The first level is legislative and regulatory tracking. AI systems continuously scan legislative databases, regulatory agency websites, and court docket systems across all jurisdictions. They identify new laws, regulations, and decisions that affect employment practices. This scanning runs automatically and captures changes in near-real-time.

The second level is relevance filtering. Not every employment law change affects every client. A new minimum wage law in Oregon does not affect a client with no Oregon employees. AI systems maintain profiles of each client's workforce, including where employees are located, what industries the client operates in, and what types of employment arrangements the client uses. When a change is detected, the AI matches it against these profiles to determine which clients are affected.

The third level is impact analysis. When a relevant change is identified, the AI assesses the type of impact. Does the change require a policy update? A change to employee handbooks? New training? Modifications to payroll systems? A change to hiring practices? The AI categorizes the required response and routes it to the appropriate team members.

Key Areas Where AI Monitoring Helps

Wage and hour compliance. Minimum wage rates, overtime rules, meal and rest break requirements, and pay frequency regulations vary by state and locality. AI tools maintain current databases of these requirements and alert firms when changes occur. For clients with employees in dozens of states, this alone is a massive time saver.

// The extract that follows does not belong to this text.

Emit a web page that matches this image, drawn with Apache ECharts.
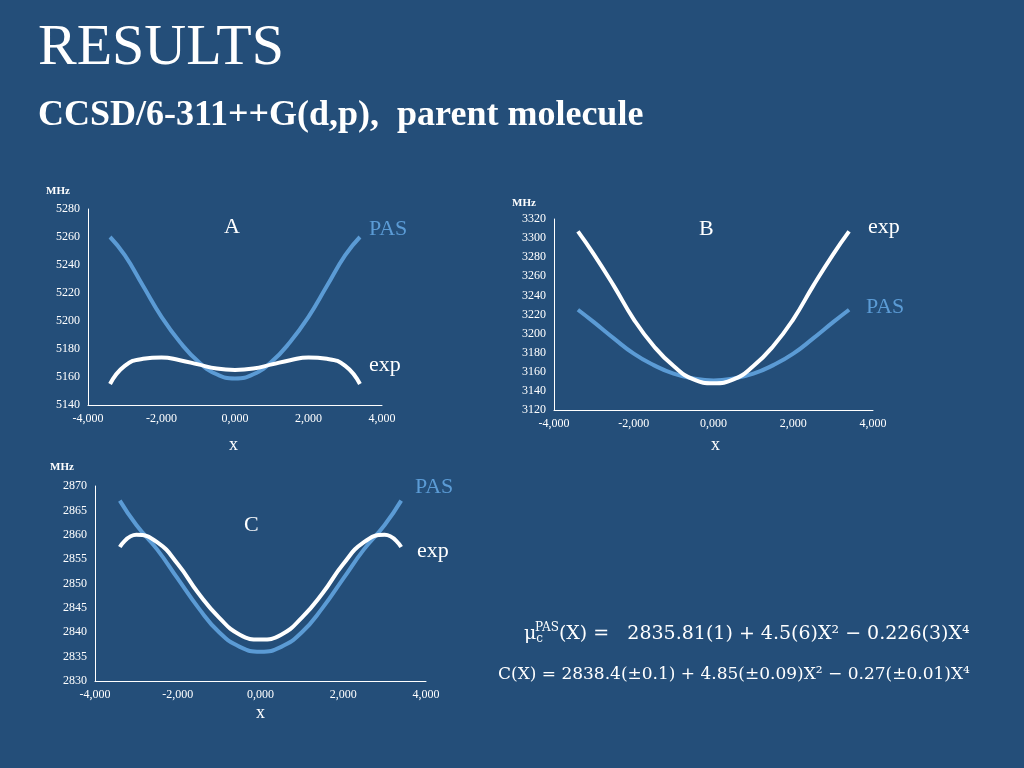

Leave law compliance. The proliferation of state and local leave laws (paid sick leave, family leave, domestic violence leave, voting leave, and many more) has created a compliance challenge that traditional tracking methods cannot handle. AI monitors all leave law developments and helps firms advise clients on integrating these requirements into their leave policies.

Pay equity and transparency. Pay transparency laws requiring salary ranges in job postings, salary history bans, and pay equity audit requirements are spreading rapidly across states. AI tracks these developments and helps firms advise clients on compliance strategies that work across multiple jurisdictions.

Workplace safety. OSHA requirements are supplemented by state-specific workplace safety regulations. AI monitors both federal and state safety requirements and flags changes that affect client industries.

Anti-discrimination and harassment. While federal anti-discrimination law provides a baseline, many states offer broader protections covering additional protected classes, lower employee count thresholds, or stronger remedies. AI tracks these variations and helps firms ensure that client policies meet the most protective applicable standard.

Policy Update Workflows

When a law change requires a policy update, AI tools can streamline the update process. The system identifies which client policies are affected by the change, generates draft policy language that addresses the new requirement, and tracks the policy update through review, approval, and distribution.

For multi-state employers that maintain state-specific supplements to their employee handbooks, AI can manage the complexity of updating individual state supplements without affecting the national handbook provisions. This is particularly valuable during annual handbook update cycles when dozens of changes need to be incorporated simultaneously.

Training and Communication

Many employment law changes trigger training requirements. New anti-harassment training mandates, workplace safety training updates, and manager training on new leave laws all need to be tracked and implemented. AI tools identify training requirements created by new laws and can help firms develop training content that addresses the specific requirements of each jurisdiction.

Audit and Risk Assessment

AI compliance monitoring tools also enable proactive audit capabilities. Rather than waiting for a complaint or agency investigation to reveal compliance gaps, firms can use AI to conduct regular compliance audits of client practices against current requirements in all applicable jurisdictions.

These audits identify areas where client practices may not fully comply with current law, allowing the firm to recommend corrections before problems arise. For employment lawyers, this proactive approach builds stronger client relationships and reduces the firm's malpractice risk.

The Business Case for Firms

Employment law compliance monitoring is a natural recurring revenue opportunity for law firms. Clients with multi-state workforces need continuous monitoring, not one-time advice. AI makes it economically feasible to provide this service by reducing the labor required for monitoring while improving the quality and timeliness of the advice.

Firms that adopt AI monitoring tools can offer compliance monitoring as a subscription or retainer service, providing clients with ongoing value while generating predictable revenue for the firm.

For employment law practitioners serving multi-state employers, AI compliance monitoring tools are becoming an essential part of the practice infrastructure rather than an optional upgrade.